The NETL's press release points out that existing technologies can achieve 90 percent capture only by adding as much as 80 percent to electricity prices. The new projects cover several technology areas; for example, the Drake #7 plant in Colorado Springs will be outfitted with a NeuStream absorber, a technology that is "applicable to a variety of solvents and can be added to existing pulverized coal power plants with reduced cost and footprint." Another, to be conducted by Linde LLC, is described as follows:
The proposed project will use a post combustion capture technology incorporating BASF’s novel amine-based process at a 1 MWe equivalent slipstream pilot plant at the National Carbon Capture Center. This technology offers significant benefits as it aims to reduce the regeneration energy requirements using novel solvents that are stable under the coal-fired power plant feed gas conditions.
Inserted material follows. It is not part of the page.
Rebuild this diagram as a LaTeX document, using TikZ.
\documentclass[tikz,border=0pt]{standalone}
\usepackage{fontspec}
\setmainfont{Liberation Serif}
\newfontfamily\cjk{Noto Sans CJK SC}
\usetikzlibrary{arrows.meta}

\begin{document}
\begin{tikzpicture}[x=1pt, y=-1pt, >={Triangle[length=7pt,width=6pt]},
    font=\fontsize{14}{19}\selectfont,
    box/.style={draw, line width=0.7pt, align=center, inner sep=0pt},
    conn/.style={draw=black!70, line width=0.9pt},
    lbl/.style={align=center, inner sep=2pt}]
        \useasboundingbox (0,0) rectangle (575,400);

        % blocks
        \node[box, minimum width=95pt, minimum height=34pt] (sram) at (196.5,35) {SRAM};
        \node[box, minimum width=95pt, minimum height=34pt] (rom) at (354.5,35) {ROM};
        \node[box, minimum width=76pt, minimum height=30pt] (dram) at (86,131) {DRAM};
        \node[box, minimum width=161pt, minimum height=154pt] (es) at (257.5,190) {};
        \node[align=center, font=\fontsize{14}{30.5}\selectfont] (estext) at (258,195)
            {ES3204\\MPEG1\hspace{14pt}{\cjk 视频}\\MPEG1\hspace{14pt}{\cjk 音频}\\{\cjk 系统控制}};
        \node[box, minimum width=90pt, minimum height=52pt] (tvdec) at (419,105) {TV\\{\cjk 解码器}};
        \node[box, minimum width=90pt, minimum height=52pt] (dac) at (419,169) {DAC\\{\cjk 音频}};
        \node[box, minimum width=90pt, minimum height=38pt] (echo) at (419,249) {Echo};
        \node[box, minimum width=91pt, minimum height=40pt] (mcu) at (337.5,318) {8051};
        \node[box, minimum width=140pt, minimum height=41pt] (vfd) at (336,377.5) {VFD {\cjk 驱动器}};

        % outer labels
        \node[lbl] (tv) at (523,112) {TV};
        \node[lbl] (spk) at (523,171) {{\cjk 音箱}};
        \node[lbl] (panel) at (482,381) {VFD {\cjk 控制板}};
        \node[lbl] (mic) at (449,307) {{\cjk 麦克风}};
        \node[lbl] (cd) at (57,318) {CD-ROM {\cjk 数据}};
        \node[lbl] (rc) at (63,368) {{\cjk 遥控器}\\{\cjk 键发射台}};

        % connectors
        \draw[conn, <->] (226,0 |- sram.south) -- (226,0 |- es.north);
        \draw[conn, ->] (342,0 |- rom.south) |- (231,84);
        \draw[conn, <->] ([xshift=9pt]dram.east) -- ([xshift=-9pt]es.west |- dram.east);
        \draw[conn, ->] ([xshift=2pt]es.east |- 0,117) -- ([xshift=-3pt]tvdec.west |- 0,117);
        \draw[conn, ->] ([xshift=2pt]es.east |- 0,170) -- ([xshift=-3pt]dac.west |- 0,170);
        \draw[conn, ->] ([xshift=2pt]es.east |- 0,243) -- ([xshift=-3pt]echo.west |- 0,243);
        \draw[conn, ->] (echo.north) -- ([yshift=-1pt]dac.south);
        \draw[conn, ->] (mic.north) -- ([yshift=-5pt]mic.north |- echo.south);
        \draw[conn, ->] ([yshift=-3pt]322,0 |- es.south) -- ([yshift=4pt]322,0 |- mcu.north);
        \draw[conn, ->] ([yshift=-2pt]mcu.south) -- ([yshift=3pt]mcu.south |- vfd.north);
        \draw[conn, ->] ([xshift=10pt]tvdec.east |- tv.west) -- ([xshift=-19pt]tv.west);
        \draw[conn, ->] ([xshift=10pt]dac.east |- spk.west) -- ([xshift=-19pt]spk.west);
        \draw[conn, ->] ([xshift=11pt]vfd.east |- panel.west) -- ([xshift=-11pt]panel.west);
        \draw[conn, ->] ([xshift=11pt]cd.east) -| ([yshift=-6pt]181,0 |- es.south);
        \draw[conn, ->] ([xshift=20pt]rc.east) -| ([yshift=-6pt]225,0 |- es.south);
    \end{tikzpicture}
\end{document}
Each of these ideas seeks to improve technologies that have proven too costly to get off the ground on large scales. The DOE continues to stand behind the FutureGen plant (now in its 2.0 iteration), last year pledging $1 billion to modify a coal plant in Meredosia, Ill. (pictured, above); progress so far has involved picking sites for sequestration.
Elsewhere, American Electric Power tabled its plan to launch a full-scale CCS project at its Mountaineer Plant in West Virginia last month. An official within the Obama administration told the New York Times that the lack of federal incentive to spend $668 million on such an idea is what led to its demise: "This is what happens when you don’t get a climate bill."
Clearly, the political environment at the moment will not yield any change on that front in the near future. In that context, the DOE's efforts to find better methods of capturing and storing carbon emissions appear even more relevant; without federal legislation, the only way to start bringing emissions down from coal plants is to lower the costs of doing so.